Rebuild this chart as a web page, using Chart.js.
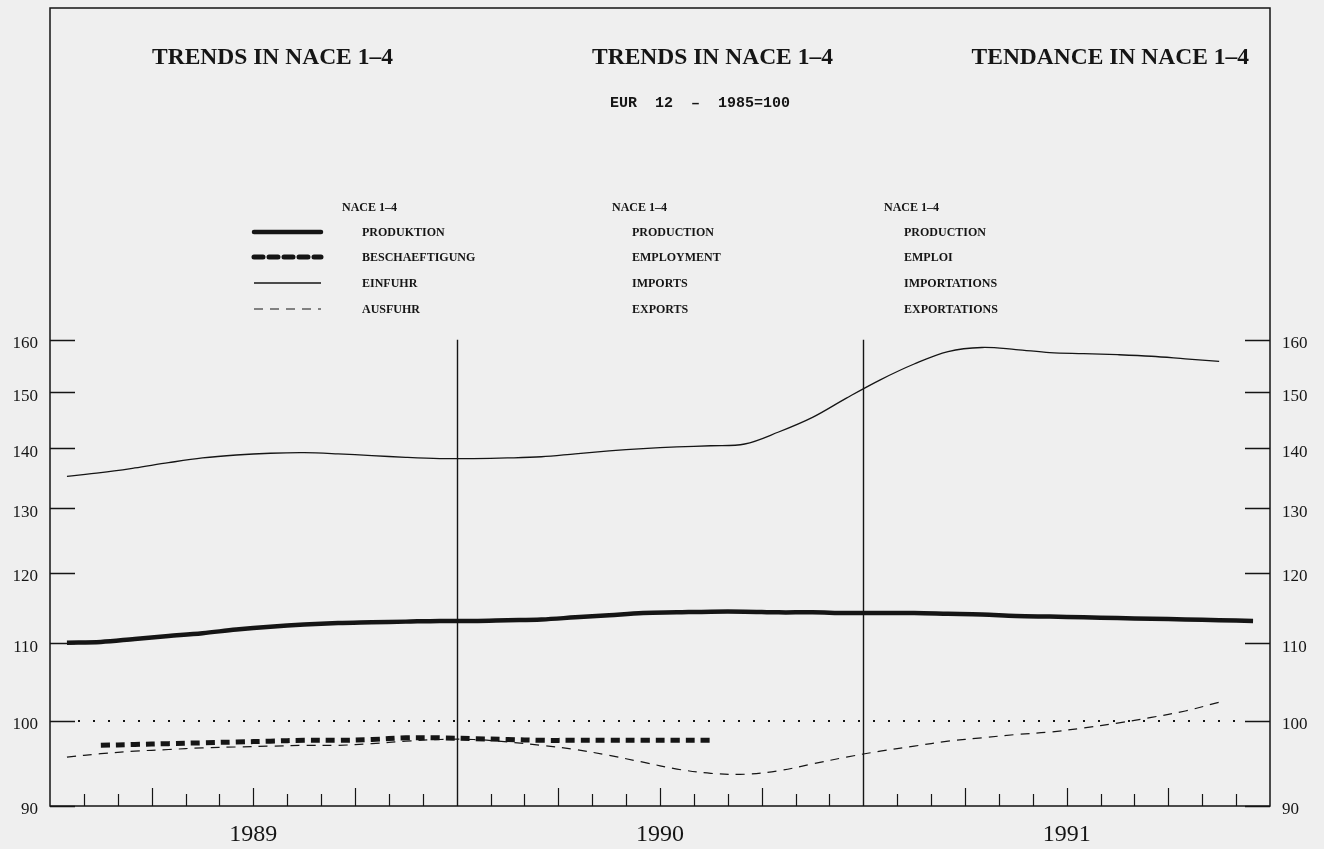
<!DOCTYPE html>
<html>
<head>
<meta charset="utf-8">
<script src="https://cdn.jsdelivr.net/npm/chart.js@4.4.0/dist/chart.umd.min.js"></script>
<style>
  body { margin: 0; background: #efefef; }
  #wrap { width: 1324px; height: 849px; }
</style>
</head>
<body>
<div id="wrap"><canvas id="tradeChart"></canvas></div>
<script>
// monthly index, Jan 1989 .. Dec 1991 (points sit mid-month)
const years = ['1989', '1990', '1991'];
const yTicks = [90, 100, 110, 120, 130, 140, 150, 160];

const production = [110.1, 110.2, 110.6, 111.0, 111.4, 111.9, 112.3, 112.6, 112.8, 112.9, 113.0, 113.1,
                    113.1, 113.2, 113.3, 113.6, 113.9, 114.2, 114.3, 114.4, 114.4, 114.3, 114.3, 114.2,
                    114.2, 114.2, 114.1, 114.0, 113.8, 113.7, 113.6, 113.5, 113.4, 113.3, 113.2, 113.1];
const employment = [null, 97.0, 97.1, 97.2, 97.3, 97.4, 97.5, 97.6, 97.6, 97.7, 97.9, 97.9,
                    97.8, 97.7, 97.6, 97.6, 97.6, 97.6, 97.6, 97.6, null, null, null, null,
                    null, null, null, null, null, null, null, null, null, null, null, null];
const imports = [135.2, 135.8, 136.6, 137.5, 138.3, 138.8, 139.1, 139.2, 139.0, 138.7, 138.4, 138.2,
                 138.2, 138.3, 138.5, 139.0, 139.5, 139.9, 140.2, 140.4, 140.7, 142.8, 145.4, 148.9,
                 152.3, 155.3, 157.7, 158.5, 158.1, 157.5, 157.3, 157.1, 156.8, 156.3, 155.8, null];
const exports = [95.6, 96.0, 96.3, 96.5, 96.7, 96.8, 96.9, 97.0, 97.0, 97.2, 97.5, 97.7,
                 97.7, 97.4, 97.0, 96.5, 95.8, 95.0, 94.2, 93.7, 93.6, 94.0, 94.8, 95.6,
                 96.3, 96.9, 97.5, 97.9, 98.3, 98.6, 99.1, 99.7, 100.4, 101.2, 102.3, null];

const titles = ['TRENDS IN NACE 1–4', 'TRENDS IN NACE 1–4', 'TENDANCE IN NACE 1–4'];
const subtitle = 'EUR  12  –  1985=100';
const legendHead = 'NACE 1–4';
const legendDe = ['PRODUKTION', 'BESCHAEFTIGUNG', 'EINFUHR', 'AUSFUHR'];
const legendEn = ['PRODUCTION', 'EMPLOYMENT', 'IMPORTS', 'EXPORTS'];
const legendFr = ['PRODUCTION', 'EMPLOI', 'IMPORTATIONS', 'EXPORTATIONS'];

const INK = '#151515';
const toPoints = arr => arr.map((v, i) => ({ x: i + 0.5, y: v }));

const series = [
  { label: legendDe[0], data: production, width: 4.5, dash: [] },
  { label: legendDe[1], data: employment, width: 5, dash: [9, 6] },
  { label: legendDe[2], data: imports, width: 1.3, dash: [] },
  { label: legendDe[3], data: exports, width: 1.2, dash: [9, 7] }
];

const framePlugin = {
  id: 'frame',
  beforeDraw(chart) {
    const c = chart.ctx;
    c.save();
    c.fillStyle = '#efefef';
    c.fillRect(0, 0, chart.width, chart.height);
    c.restore();
  },
  afterDraw(chart) {
    const c = chart.ctx;
    const a = chart.chartArea;
    const x = chart.scales.x, y = chart.scales.y;
    c.save();
    c.strokeStyle = INK;
    c.lineWidth = 1.5;
    c.strokeRect(a.left, a.top, a.right - a.left, a.bottom - a.top);

    // value ticks on both sides, pointing inwards
    c.lineWidth = 1.5;
    yTicks.forEach(v => {
      const py = Math.round(y.getPixelForValue(v)) + 0.5;
      c.beginPath();
      c.moveTo(a.left, py); c.lineTo(a.left + 25, py);
      c.moveTo(a.right - 25, py); c.lineTo(a.right, py);
      c.stroke();
    });

    // month ticks, longer at quarters
    c.lineWidth = 1.2;
    for (let m = 1; m < 36; m++) {
      if (m % 12 === 0) continue;
      const px = Math.round(x.getPixelForValue(m)) + 0.5;
      const len = m % 3 === 0 ? 18 : 12;
      c.beginPath();
      c.moveTo(px, a.bottom); c.lineTo(px, a.bottom - len);
      c.stroke();
    }
    // year separators
    c.lineWidth = 1.4;
    [12, 24].forEach(m => {
      const px = Math.round(x.getPixelForValue(m)) + 0.5;
      c.beginPath();
      c.moveTo(px, y.getPixelForValue(160)); c.lineTo(px, a.bottom);
      c.stroke();
    });
    // dotted base line at 100
    c.lineWidth = 2;
    c.setLineDash([2, 13]);
    const p100 = Math.round(y.getPixelForValue(100));
    c.beginPath();
    c.moveTo(a.left + 28, p100); c.lineTo(a.right - 25, p100);
    c.stroke();
    c.setLineDash([]);

    // titles
    c.fillStyle = INK;
    c.textBaseline = 'alphabetic';
    c.font = 'bold 23.5px "Liberation Serif"';
    c.textAlign = 'left';
    c.fillText(titles[0], 152, 64);
    c.fillText(titles[1], 592, 64);
    c.textAlign = 'right';
    c.fillText(titles[2], 1249, 64);
    c.textAlign = 'left';
    c.font = 'bold 15px "Liberation Mono"';
    c.fillText(subtitle, 610, 107);

    // legend block
    const rows = [233, 258, 284, 310];
    c.font = 'bold 12px "Liberation Serif"';
    c.textBaseline = 'middle';
    [342, 612, 884].forEach(cx => c.fillText(legendHead, cx, 208));
    rows.forEach((ry, i) => {
      c.fillText(legendDe[i], 362, ry);
      c.fillText(legendEn[i], 632, ry);
      c.fillText(legendFr[i], 904, ry);
      const s = series[i];
      c.strokeStyle = INK;
      c.lineWidth = s.width;
      c.setLineDash(s.dash);
      c.lineCap = s.width > 3 ? 'round' : 'butt';
      c.beginPath();
      c.moveTo(254, ry - 1); c.lineTo(321, ry - 1);
      c.stroke();
      c.setLineDash([]);
    });
    c.restore();
  }
};

const yAxis = (pos, w) => ({
  type: 'logarithmic',
  position: pos,
  min: 90,
  max: 241,
  grid: { display: false, drawTicks: false },
  border: { display: false },
  afterBuildTicks: s => { s.ticks = yTicks.map(v => ({ value: v })); },
  afterFit: s => { s.width = w; s.paddingTop = 0; s.paddingBottom = 0; },
  ticks: {
    padding: 12,
    labelOffset: 4,
    color: INK,
    font: { family: '"Liberation Serif"', size: 17 },
    callback: v => String(v)
  }
});

new Chart(document.getElementById('tradeChart'), {
  type: 'line',
  data: {
    datasets: series.map(s => ({
      label: s.label,
      data: toPoints(s.data),
      borderColor: INK,
      borderWidth: s.width,
      borderDash: s.dash,
      pointRadius: 0,
      tension: 0.35,
      fill: false,
      spanGaps: false
    }))
  },
  options: {
    responsive: true,
    maintainAspectRatio: false,
    animation: false,
    devicePixelRatio: 1,
    layout: { padding: { top: 8, left: 0, right: 0, bottom: 0 } },
    plugins: { legend: { display: false }, tooltip: { enabled: false } },
    scales: {
      x: {
        type: 'linear',
        min: 0,
        max: 36,
        grid: { display: false, drawTicks: false },
        border: { display: false },
        afterBuildTicks: s => { s.ticks = years.map((yr, k) => ({ value: 6 + 12 * k })); },
        afterFit: s => { s.height = 43; s.paddingLeft = 0; s.paddingRight = 0; },
        ticks: {
          padding: 14,
          color: INK,
          maxRotation: 0,
          font: { family: '"Liberation Serif"', size: 24 },
          callback: v => years[(v - 6) / 12]
        }
      },
      y: yAxis('left', 50),
      y2: yAxis('right', 54)
    }
  },
  plugins: [framePlugin]
});
</script>
</body>
</html>
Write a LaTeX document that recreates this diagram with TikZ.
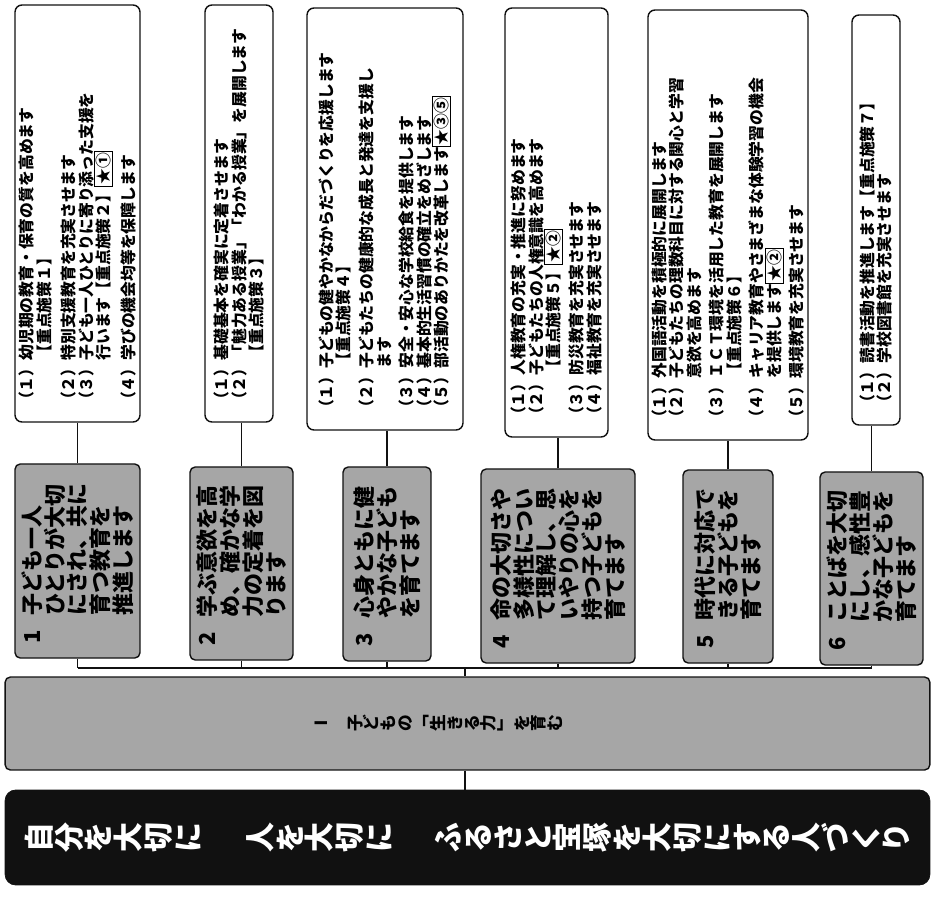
\documentclass[tikz,border=0pt]{standalone}
\usepackage{fontspec}
\setmainfont{Noto Sans CJK JP}
\usepackage{graphicx}
\usepackage{tikz}
\usetikzlibrary{calc}
\definecolor{ink}{HTML}{111111}
\definecolor{screen}{HTML}{A6A6A6}
\setlength{\fboxsep}{0.6pt}
\setlength{\fboxrule}{0.6pt}
\newcommand{\tate}[1]{\tateloop#1\relax}
\def\tateloop#1{\ifx\relax#1\else\rotatebox[origin=c]{90}{\raisebox{0pt}[0.88em][0.12em]{\makebox[1em]{#1}}}\expandafter\tateloop\fi}
\newcommand{\pnum}[1]{（#1）}
\newcommand{\pind}{\hspace*{3em}}
\newcommand{\gnum}[1]{\makebox[1.3em][l]{#1}}
\newcommand{\gind}{\hspace*{1.3em}}
\newcommand{\hoshi}[1]{\fbox{★#1}}

\begin{document}
\begin{tikzpicture}[x=0.02cm, y=-0.02cm,
  every node/.style={font=\bfseries},
  plan/.style={draw=ink, line width=0.8pt, rounded corners=4pt, fill=white, rotate=90, align=left, inner xsep=8pt, inner ysep=2pt, font=\bfseries\fontsize{9}{9.9}\selectfont},
  aim/.style={draw=ink, line width=0.8pt, rounded corners=3pt, fill=screen, rotate=90, align=left, inner xsep=8pt, font=\bfseries\fontsize{12.5}{13}\selectfont},
  link/.style={draw=ink, line width=0.6pt}]
  \useasboundingbox (0,0) rectangle (938,900);
  \node[draw=ink, fill=ink, rounded corners=6pt, minimum width=18.5cm, minimum height=1.9cm, text=white, font=\bfseries\fontsize{17}{17}\selectfont] (banner) at (467.5,837.5) {\tate{自分を大切に}\hspace{1.4em}\tate{人を大切に}\hspace{1.3em}\tate{ふるさと宝塚を大切にする人づくり}};
  \node[draw=ink, line width=0.8pt, fill=screen, rounded corners=3pt, minimum width=18.5cm, minimum height=1.86cm, font=\bfseries\fontsize{9.5}{9.5}\selectfont] (goal) at (467.5,723.5) {\tate{Ⅰ}\hspace{1em}\tate{子どもの﹁生きる力﹂を育む}\hspace{3.5em}\mbox{}};
  \coordinate (bus) at (465,668);

  \node[aim, minimum width=3.88cm, minimum height=2.5cm, text width=3.32cm] (s1) at (77.5,561) {\gnum{1}子ども一人\\\gind ひとりが大切\\\gind にされ、共に\\\gind 育つ教育を\\\gind 推進します};
  \node[aim, minimum width=3.86cm, minimum height=2.06cm, text width=3.3cm] (s2) at (241.5,563.5) {\gnum{2}学ぶ意欲を高\\\gind め、確かな学\\\gind 力の定着を図\\\gind ります};
  \node[aim, minimum width=3.88cm, minimum height=1.76cm, text width=3.32cm] (s3) at (387,564) {\gnum{3}心身ともに健\\\gind やかな子ども\\\gind を育てます};
  \node[aim, minimum width=3.88cm, minimum height=3.08cm, text width=3.32cm] (s4) at (558,566) {\gnum{4}命の大切さや\\\gind 多様性につい\\\gind て理解し、思\\\gind いやりの心を\\\gind 持つ子どもを\\\gind 育てます};
  \node[aim, minimum width=3.86cm, minimum height=1.8cm, text width=3.3cm] (s5) at (728,566.5) {\gnum{5}時代に対応で\\\gind きる子どもを\\\gind 育てます};
  \node[aim, minimum width=3.86cm, minimum height=2.06cm, text width=3.3cm] (s6) at (871.5,568.5) {\gnum{6}ことばを大切\\\gind にし、感性豊\\\gind かな子どもを\\\gind 育てます};

  \node[plan, minimum width=8.34cm, minimum height=2.5cm, text width=7.78cm] (d1) at (77.5,213.5) {\pnum{１}幼児期の教育・保育の質を高めます\\\pind【重点施策１】\\[4pt]\pnum{２}特別支援教育を充実させます\\\pnum{３}子ども一人ひとりに寄り添った支援を\\\pind 行います【重点施策２】\hoshi{①}\\[4pt]\pnum{４}学びの機会均等を保障します};
  \node[plan, minimum width=8.34cm, minimum height=1.36cm, text width=7.78cm] (d2) at (239,213.5) {\pnum{１}基礎基本を確実に定着させます\\\pnum{２}「魅力ある授業」「わかる授業」を展開します\\\pind【重点施策３】};
  \node[plan, minimum width=8.44cm, minimum height=3.12cm, text width=7.88cm] (d3) at (385,219) {\pnum{１}子どもの健やかなからだづくりを応援します\\\pind【重点施策４】\\[3pt]\pnum{２}子どもたちの健康的な成長と発達を支援し\\\pind ます\\[3pt]\pnum{３}安全・安心な学校給食を提供します\\\pnum{４}基本的生活習慣の確立をめざします\\\pnum{５}部活動のありかたを改革します\hoshi{③⑤}};
  \node[plan, minimum width=8.58cm, minimum height=2.06cm, text width=8.02cm] (d4) at (556.5,222.5) {\pnum{１}人権教育の充実・推進に努めます\\\pnum{２}子どもたちの人権意識を高めます\\\pind【重点施策５】\hoshi{②}\\[3.5pt]\pnum{３}防災教育を充実させます\\\pnum{４}福祉教育を充実させます};
  \node[plan, minimum width=8.6cm, minimum height=3.2cm, text width=8.04cm] (d5) at (728,225) {\pnum{１}外国語活動を積極的に展開します\\\pnum{２}子どもたちの理数科目に対する関心と学習\\\pind 意欲を高めます\\[3pt]\pnum{３}ＩＣＴ環境を活用した教育を展開します\\\pind【重点施策６】\\[3pt]\pnum{４}キャリア教育やさまざまな体験学習の機会\\\pind を提供します\hoshi{②}\\[3pt]\pnum{５}環境教育を充実させます};
  \node[plan, minimum width=8.2cm, minimum height=0.96cm, text width=7.64cm] (d6) at (876,220) {\pnum{１}読書活動を推進します【重点施策７】\\\pnum{２}学校図書館を充実させます};

  \draw[link] (s1.east) -- (s1.east |- d1.west);
  \draw[link] (s2.east) -- (s2.east |- d2.west);
  \draw[link] (s3.east) -- (s3.east |- d3.west);
  \draw[link] (s4.east) -- (s4.east |- d4.west);
  \draw[link] (s5.east) -- (s5.east |- d5.west);
  \draw[link] (s6.east) -- (s6.east |- d6.west);
  \draw[link] (s1.west) -- (s1.west |- bus);
  \draw[link] (s2.west) -- (s2.west |- bus);
  \draw[link] (s3.west) -- (s3.west |- bus);
  \draw[link] (s4.west) -- (s4.west |- bus);
  \draw[link] (s5.west) -- (s5.west |- bus);
  \draw[link] (s6.west) -- (s6.west |- bus);
  \draw[link] (s1.west |- bus) -- (s6.west |- bus);
  \draw[link] (bus) -- (bus |- goal.north);
  \draw[link] (goal.south -| bus) -- (banner.north -| bus);
\end{tikzpicture}
\end{document}
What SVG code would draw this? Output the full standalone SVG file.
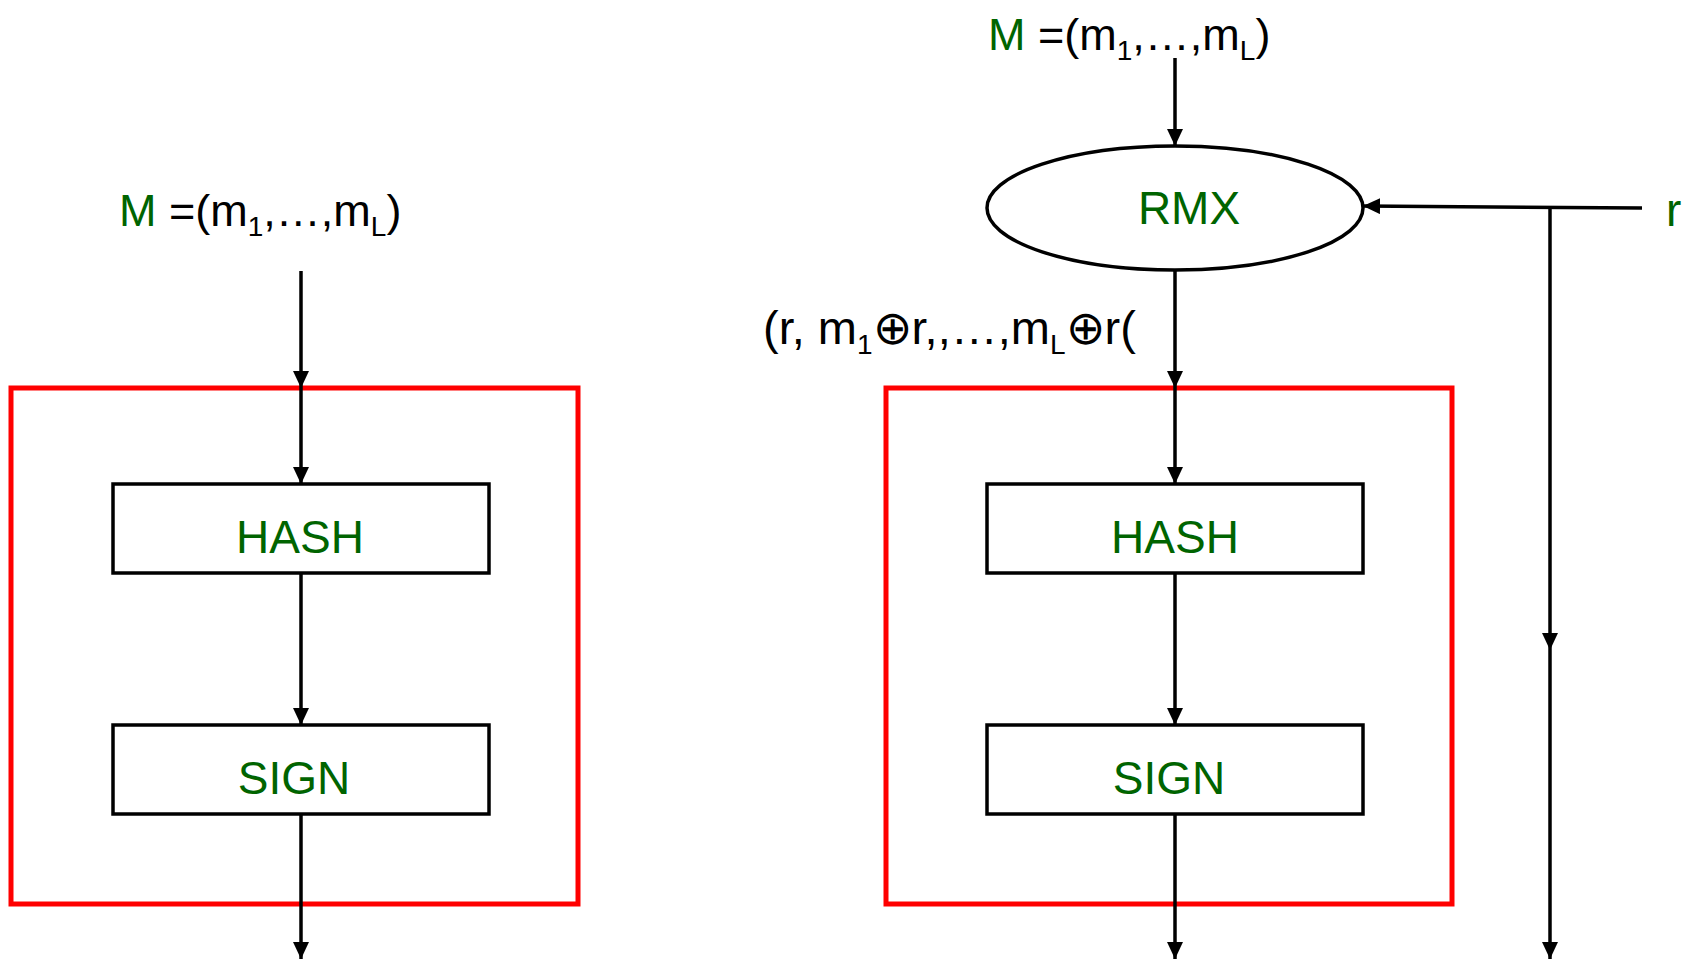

◆ TASK TO CARRY OUT
Begin with the first line of the records and repeat every line up to the one with "const yTicks = [90, 100, 110, 120, 130, 140, 150, 160];", counting that line too. Pictures are not part of the copy.

◆ EXPECTED ANSWER
Rebuild this chart as a web page, using Chart.js.
<!DOCTYPE html>
<html>
<head>
<meta charset="utf-8">
<script src="https://cdn.jsdelivr.net/npm/chart.js@4.4.0/dist/chart.umd.min.js"></script>
<style>
  body { margin: 0; background: #efefef; }
  #wrap { width: 1324px; height: 849px; }
</style>
</head>
<body>
<div id="wrap"><canvas id="tradeChart"></canvas></div>
<script>
// monthly index, Jan 1989 .. Dec 1991 (points sit mid-month)
const years = ['1989', '1990', '1991'];
const yTicks = [90, 100, 110, 120, 130, 140, 150, 160];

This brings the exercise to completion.